Dabei gibt es positive Ansätze. So dürften die Zustimmungsrechte des Bundesrats beschnitten werden, dafür kommt den Ländern mehr Eigenständigkeit bei Verwaltungsverfahren zu. Viele langwierige Verfahren im Vermittlungsausschuss wären damit hinfällig. Der Bund könnte schneller agieren, regionale Besonderheiten könnten besser berücksichtigt werden. Doch schon droht eine Verwässerung durch Sperrklauseln und andere Kompliziertheiten. Bei der Neuordnung von Verantwortung zwischen Bund und Ländern durch Kompetenztrennung ist die Kommission dagegen nicht weit gekommen. Vor allem bei der Bildungspolitik, eigentlich Ländersache, aber mit vielfältigen Beteiligungsmöglichkeiten des Bundes versehen, hat man sich verhakt.

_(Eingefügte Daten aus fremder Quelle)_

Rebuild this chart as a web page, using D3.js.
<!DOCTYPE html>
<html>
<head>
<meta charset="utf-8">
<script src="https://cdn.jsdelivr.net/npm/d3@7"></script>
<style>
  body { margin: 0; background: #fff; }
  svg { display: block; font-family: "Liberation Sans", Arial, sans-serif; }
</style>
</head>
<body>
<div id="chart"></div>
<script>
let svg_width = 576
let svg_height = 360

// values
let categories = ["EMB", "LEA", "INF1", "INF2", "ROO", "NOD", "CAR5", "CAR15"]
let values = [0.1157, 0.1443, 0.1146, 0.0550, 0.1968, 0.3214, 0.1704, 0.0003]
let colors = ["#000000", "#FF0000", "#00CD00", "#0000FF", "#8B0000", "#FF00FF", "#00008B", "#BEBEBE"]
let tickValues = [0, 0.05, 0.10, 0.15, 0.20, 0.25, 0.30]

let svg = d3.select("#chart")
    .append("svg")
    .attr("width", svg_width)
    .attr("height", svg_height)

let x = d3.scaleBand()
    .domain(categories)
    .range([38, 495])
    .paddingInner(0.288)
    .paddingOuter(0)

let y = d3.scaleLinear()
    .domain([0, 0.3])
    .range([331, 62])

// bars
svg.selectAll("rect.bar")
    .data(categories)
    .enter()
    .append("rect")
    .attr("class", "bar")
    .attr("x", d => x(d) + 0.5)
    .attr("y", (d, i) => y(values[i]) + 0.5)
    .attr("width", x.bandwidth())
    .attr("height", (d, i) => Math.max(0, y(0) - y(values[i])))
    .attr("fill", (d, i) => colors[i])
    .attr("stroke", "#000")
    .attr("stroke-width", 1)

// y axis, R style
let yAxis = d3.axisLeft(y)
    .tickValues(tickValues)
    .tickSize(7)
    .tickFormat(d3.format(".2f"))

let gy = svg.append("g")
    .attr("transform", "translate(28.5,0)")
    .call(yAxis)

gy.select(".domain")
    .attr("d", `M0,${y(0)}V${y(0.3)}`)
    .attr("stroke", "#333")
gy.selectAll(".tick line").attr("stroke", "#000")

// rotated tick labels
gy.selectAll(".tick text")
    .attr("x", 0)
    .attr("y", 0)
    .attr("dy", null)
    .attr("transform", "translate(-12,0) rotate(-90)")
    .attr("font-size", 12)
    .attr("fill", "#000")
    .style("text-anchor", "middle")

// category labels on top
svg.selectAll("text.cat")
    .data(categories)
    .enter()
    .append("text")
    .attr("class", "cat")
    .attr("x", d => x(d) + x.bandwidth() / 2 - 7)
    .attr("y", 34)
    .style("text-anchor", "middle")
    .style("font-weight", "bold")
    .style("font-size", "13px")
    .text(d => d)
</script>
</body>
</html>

Daran hat auch die rot-grüne Koalition Schuld, die hier neuerdings ein Feld der Profilierung sieht: Ganztagsschule, Elite-Unis, Kinderbetreuung. Das Verhalten der Regierung ist freilich mit dem Anliegen der Föderalismusreform nicht vereinbar. Der Bund nimmt eine Zuständigkeit in Anspruch, die er nicht hat und die er nicht bekommen wird. Es ist ja auch mehr politisches Marketing, was Rot-Grün betreibt. Denn über Forderungen an untere Ebenen, mal was zu tun, und einige Milliarden als „Karotte“ hinaus werden diese Vorhaben finanziell nicht langfristig abgesichert. Kein Wunder, dass nun die Länder darauf dringen, Gesetze mit erheblichen Folgekosten müssten im Bundesrat zustimmungspflichtig sein – sonst werde man die Reduzierung der Zustimmungsrechte insgesamt nicht mitmachen. Zudem ist in der Kommission unstrittig, dass der Bund den Kommunen keine Aufgaben mehr auflasten darf.

Ob die Länder künftig in einem gewissen Rahmen von Bundesgesetzen abweichen können, wenn sie dies wollen, ist nicht abzusehen. Dabei zeigt gerade Hartz IV, dass mit flexiblen Möglichkeiten einiges gewonnen wäre. Die Ost-Länder könnten ihre Sondersituation besser berücksichtigen und müssten nicht beim Kanzler betteln. Und Kreise und Kommunen, die ihre Langzeitarbeitslosen selbst betreuen wollen, könnten aktiv werden, ohne sich um die begrenzten Plätze zu streiten, die ihnen nach mühsamen Vermittlungen zugestanden wurden.

Wegen des Misstrauens zwischen Bund und Ländern und fehlenden Mutes in einer Politikerschaft, die im föderalen Klein-Klein groß wurde und gar nichts anderes kennt, werden Müntefering und Stoiber es schwer haben, wirklich Verfassungsgeschichte zu schreiben.